Published November 9, 2004

ISLAMABAD, Nov 8: A citizen on Monday petitioned the Supreme Court to declare the 'President to Hold Another Office Bill 2004' as against the Constitution and direct President Pervez Musharraf to withhold his assent to the bill recently passed by both houses of parliament.

Mr Shahid Orakzai, the petitioner, said the matter was urgent as seven of the 30 days that the president had under Article 75 of the Constitution to choose his course of action (whether or not to give his assent) had already passed.

According to the petitioner, an attempt had been made through the bill to distort the highest office of the state.
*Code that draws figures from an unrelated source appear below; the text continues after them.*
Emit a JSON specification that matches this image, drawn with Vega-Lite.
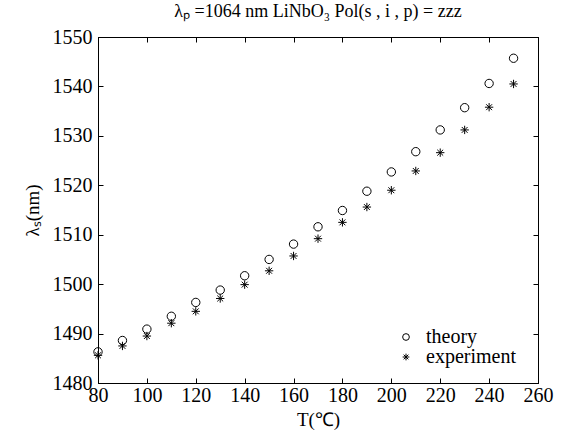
{
  "$schema": "https://vega.github.io/schema/vega-lite/v6.json",
  "width": 440,
  "height": 346,
  "autosize": {"type": "none"},
  "padding": {"left": 98, "top": 37, "right": 25, "bottom": 62},
  "background": "white",
  "config": {
    "view": {"stroke": "black", "strokeWidth": 1}
  },
  "title": {"text": "λₚ =1064 nm LiNbO₃ Pol(s , i , p) = zzz", "font": "serif", "fontSize": 18, "fontWeight": "normal", "color": "black", "offset": 6, "anchor": "middle"},
  "data": {"values": [
    {"T": 80, "s": "theory", "v": 1486.3},
    {"T": 90, "s": "theory", "v": 1488.6},
    {"T": 100, "s": "theory", "v": 1490.9},
    {"T": 110, "s": "theory", "v": 1493.5},
    {"T": 120, "s": "theory", "v": 1496.3},
    {"T": 130, "s": "theory", "v": 1498.8},
    {"T": 140, "s": "theory", "v": 1501.7},
    {"T": 150, "s": "theory", "v": 1505.0},
    {"T": 160, "s": "theory", "v": 1508.1},
    {"T": 170, "s": "theory", "v": 1511.6},
    {"T": 180, "s": "theory", "v": 1514.9},
    {"T": 190, "s": "theory", "v": 1518.8},
    {"T": 200, "s": "theory", "v": 1522.7},
    {"T": 210, "s": "theory", "v": 1526.8},
    {"T": 220, "s": "theory", "v": 1531.2},
    {"T": 230, "s": "theory", "v": 1535.7},
    {"T": 240, "s": "theory", "v": 1540.6},
    {"T": 250, "s": "theory", "v": 1545.7},
    {"T": 80, "s": "experiment", "v": 1485.6},
    {"T": 90, "s": "experiment", "v": 1487.5},
    {"T": 100, "s": "experiment", "v": 1489.5},
    {"T": 110, "s": "experiment", "v": 1492.1},
    {"T": 120, "s": "experiment", "v": 1494.5},
    {"T": 130, "s": "experiment", "v": 1497.1},
    {"T": 140, "s": "experiment", "v": 1499.9},
    {"T": 150, "s": "experiment", "v": 1502.7},
    {"T": 160, "s": "experiment", "v": 1505.7},
    {"T": 170, "s": "experiment", "v": 1509.2},
    {"T": 180, "s": "experiment", "v": 1512.5},
    {"T": 190, "s": "experiment", "v": 1515.6},
    {"T": 200, "s": "experiment", "v": 1519.0},
    {"T": 210, "s": "experiment", "v": 1522.9},
    {"T": 220, "s": "experiment", "v": 1526.6},
    {"T": 230, "s": "experiment", "v": 1531.2},
    {"T": 240, "s": "experiment", "v": 1535.8},
    {"T": 250, "s": "experiment", "v": 1540.5}
  ]},
  "layer": [
    {
      "mark": {"type": "point", "filled": false, "stroke": "black", "strokeWidth": 1, "size": 70, "opacity": 1},
      "encoding": {
        "x": {"field": "T", "type": "quantitative", "scale": {"domain": [80, 260], "nice": false}, "axis": {"title": "T(℃)", "format": "d", "values": [80,100,120,140,160,180,200,220,240,260], "titlePadding": 5, "grid": false, "domainColor": "black", "tickColor": "black", "labelColor": "black", "titleColor": "black", "labelFont": "serif", "titleFont": "serif", "labelFontSize": 20, "titleFontSize": 19, "titleFontWeight": "normal", "tickSize": -5, "labelPadding": 7, "labelOverlap": false, "labelFlush": false, "labelBound": false}},
        "y": {"field": "v", "type": "quantitative", "scale": {"domain": [1480, 1550], "nice": false, "zero": false}, "axis": {"title": "λₛ(nm)", "format": "d", "values": [1480,1490,1500,1510,1520,1530,1540,1550], "titlePadding": 10, "grid": false, "domainColor": "black", "tickColor": "black", "labelColor": "black", "titleColor": "black", "labelFont": "serif", "titleFont": "serif", "labelFontSize": 20, "titleFontSize": 19, "titleFontWeight": "normal", "tickSize": -5, "labelPadding": 11, "labelOverlap": false, "labelFlush": false, "labelBound": false}},
        "shape": {"field": "s", "type": "nominal", "scale": {"domain": ["theory", "experiment"], "range": ["circle", "M0,-1L0,1M-1,0L1,0M-0.7,-0.7L0.7,0.7M-0.7,0.7L0.7,-0.7"]},
          "legend": {"title": null, "orient": "none", "legendX": 298, "legendY": 290, "labelFontSize": 20, "labelFont": "serif", "labelColor": "black", "symbolSize": 45, "symbolStrokeColor": "black", "symbolStrokeWidth": 1, "rowPadding": 0, "labelOffset": 10}}
      }
    },
    {
      "mark": {"type": "point", "opacity": 0},
      "encoding": {
        "x": {"field": "T", "type": "quantitative", "axis": {"orient": "top", "title": null, "labels": false, "grid": false, "domainColor": "black", "tickColor": "black", "tickSize": -5, "values": [80,100,120,140,160,180,200,220,240,260]}},
        "y": {"field": "v", "type": "quantitative", "axis": {"orient": "right", "title": null, "labels": false, "grid": false, "domainColor": "black", "tickColor": "black", "tickSize": -5, "values": [1480,1490,1500,1510,1520,1530,1540,1550]}}
      }
    }
  ],
  "resolve": {"axis": {"x": "independent", "y": "independent"}}
}
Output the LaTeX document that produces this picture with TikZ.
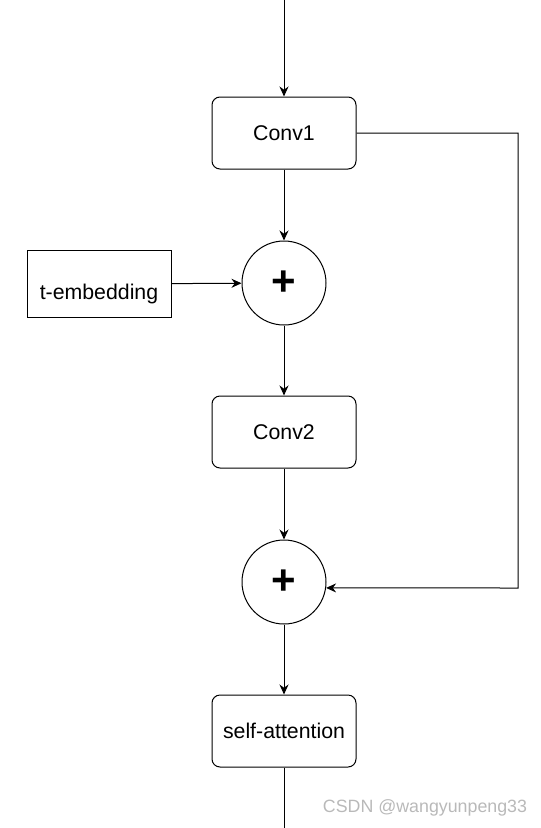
\documentclass[tikz,border=0pt]{standalone}
\usepackage{fontspec}
\setmainfont{Liberation Sans}
\usetikzlibrary{arrows.meta}
\tikzset{
  block/.style={draw, rounded corners=8pt, line width=1pt, minimum width=144pt, minimum height=72pt, inner sep=0pt, font=\fontsize{21.3}{24}\selectfont},
  plainbox/.style={draw, line width=1pt, minimum width=144pt, minimum height=67pt, inner sep=0pt, font=\fontsize{21.3}{24}\selectfont},
  adder/.style={draw, circle, line width=1pt, minimum size=84pt, inner sep=0pt, font=\fontsize{42}{42}\selectfont\bfseries}
}
\begin{document}
\begin{tikzpicture}[x=1pt,y=-1pt,>={Stealth[length=10pt,width=9pt]}]
  \useasboundingbox (0,0) rectangle (541,828);
  \coordinate (In) at (284,0);
  \coordinate (Out) at (284,828);

  % Blocks
  \node[block] (conv1) at (284,133) {Conv1};
  \node[adder] (add1) at (284,283) {+};
  \node[plainbox, text height=33pt, text depth=3pt] (temb) at (99,284) {t-embedding};
  \node[block] (conv2) at (284,432) {Conv2};
  \node[adder] (add2) at (284,582) {+};
  \node[block] (attn) at (284,731) {self-attention};

  % Main path
  \draw[->, line width=1pt] (In) -- (conv1);
  \draw[->, line width=1pt] (conv1) -- (add1);
  \draw[->, line width=1pt] (temb) -- (add1);
  \draw[->, line width=1pt] (add1) -- (conv2);
  \draw[->, line width=1pt] (conv2) -- (add2);
  \draw[->, line width=1pt] (add2) -- (attn);
  \draw[line width=1pt] (attn) -- (Out);

  % Skip connection
  \coordinate (S1) at (518,133);
  \coordinate (S2) at (518,588);
  \draw[->, line width=1pt] (conv1.east) -- (S1) -- (S2) -- (add2.-8);

  % Watermark
  \node[text=gray!55, font=\fontsize{17.8}{20}\selectfont] (mark) at (425,808) {CSDN @wangyunpeng33};
\end{tikzpicture}
\end{document}
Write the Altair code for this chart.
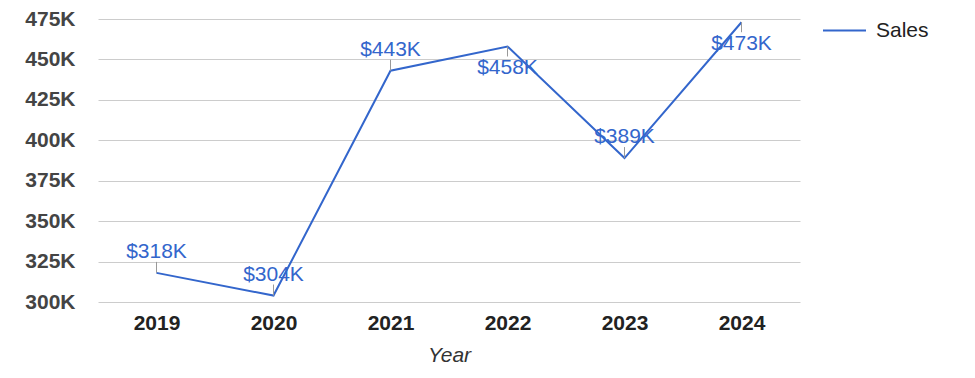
import altair as alt
import pandas as pd

years = ["2019", "2020", "2021", "2022", "2023", "2024"]
sales = [318000, 304000, 443000, 458000, 389000, 473000]
series = ["Sales"] * len(years)
below_years = ["2022", "2024"]

df = pd.DataFrame({"Year": years, "Sales": sales, "Series": series})

FONT = "Liberation Sans"
BLUE = "#3366cc"

x = alt.X("Year:O", scale=alt.Scale(type="point", padding=0.5),
          axis=alt.Axis(title="Year", labelAngle=0, labelFontWeight="bold",
                        labelFontSize=21, labelColor="#222222", labelFont=FONT,
                        labelPadding=10, ticks=False, domain=False, grid=False,
                        titleFont=FONT, titleFontSize=21, titleFontStyle="italic",
                        titleFontWeight="normal", titleColor="#333333", titlePadding=11))
y = alt.Y("Sales:Q", scale=alt.Scale(domain=[300000, 475000], nice=False, zero=False),
          axis=alt.Axis(title=None, values=list(range(300000, 475001, 25000)),
                        labelExpr="format(datum.value/1000, 'd') + 'K'",
                        labelFontWeight="bold", labelFontSize=21, labelColor="#444444",
                        labelFont=FONT, labelPadding=23, ticks=False, domain=False,
                        grid=True, gridColor="#cccccc", gridWidth=1))

base = alt.Chart(df)

line = base.mark_line(strokeWidth=2).encode(
    x=x, y=y,
    color=alt.Color("Series:N", scale=alt.Scale(range=[BLUE]),
                    legend=alt.Legend(title=None, orient="none", legendX=724, legendY=-11,
                                      symbolType="stroke", symbolSize=1849,
                                      symbolStrokeWidth=2, labelFont=FONT,
                                      labelFontSize=21, labelColor="#222222",
                                      labelOffset=9, padding=0)),
)

is_below = alt.FieldOneOfPredicate(field="Year", oneOf=below_years)
above = base.transform_filter(~is_below)
below = base.transform_filter(is_below)

stem_above = above.mark_rule(color="#999999", strokeWidth=1, yOffset=-11).encode(
    x="Year:O", y="Sales:Q", y2="Sales:Q")
stem_below = below.mark_rule(color="#999999", strokeWidth=1, y2Offset=10).encode(
    x="Year:O", y="Sales:Q", y2="Sales:Q")

text_above = above.transform_calculate(
    lab="'$' + format(datum.Sales/1000, 'd') + 'K'"
).mark_text(font=FONT, fontSize=21, color=BLUE, baseline="alphabetic", dy=-15).encode(
    x="Year:O", y="Sales:Q", text="lab:N")
text_below = below.transform_calculate(
    lab="'$' + format(datum.Sales/1000, 'd') + 'K'"
).mark_text(font=FONT, fontSize=21, color=BLUE, baseline="alphabetic", dy=28).encode(
    x="Year:O", y="Sales:Q", text="lab:N")

chart = alt.layer(line, stem_above, stem_below, text_above, text_below).properties(
    width=702, height=283,
    background="white",
    autosize=alt.AutoSizeParams(type="none"),
    padding={"left": 90, "top": 11, "right": 167, "bottom": 74},
).configure_view(stroke=None, strokeWidth=0)

chart.save("out.html", embed_options={"renderer": "svg", "actions": False})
He contended that the president's office was the top-most product of the right of association under Article 17 of the Constitution and any distortion of this office would render this right counter-productive.

He also sought a declaration from the Supreme Court to hold the enactment as 'violative' of Article 25 (equality of citizens) of the Constitution.

The bill was in direct conflict with Article 43 (conditions of the president's office) of the Constitution as evident from the first draft in which Law Minister Wasi Zafar had described both the offices held by the president as 'office of profit', the petitioner said.

Article 43 does not allow the president to hold "any office of profit in the service of Pakistan". The lawmakers can also not declare any office of profit as a non-profit office, he said.

The petitioner also asked the court to define the term 'office of profit' because a majority of the members of parliament, the ultimate legislative authority in Pakistan, was unable to understand constitutional terminologies, he claimed.

Despite an amendment by the Standing Committee of the National Assembly on Law, Justice and Human Rights, the preamble of the bill still mentions the wordings "another office of profit" - not once, but twice, he said.

He added that the Supreme Court did not bar a private citizen from invoking the jurisdiction of the court by filing a case of public importance. "Article 8 (laws inconsistent with or in derogation of fundamental rights to be void) clearly prevents the making of any law that takes away or abridges the fundamental rights," he said.

He asked the court to decide whether parliament, by a simple majority, could declare the office of profit in the service of Pakistan as otherwise and whether the office of the chief of army staff was an office of profit?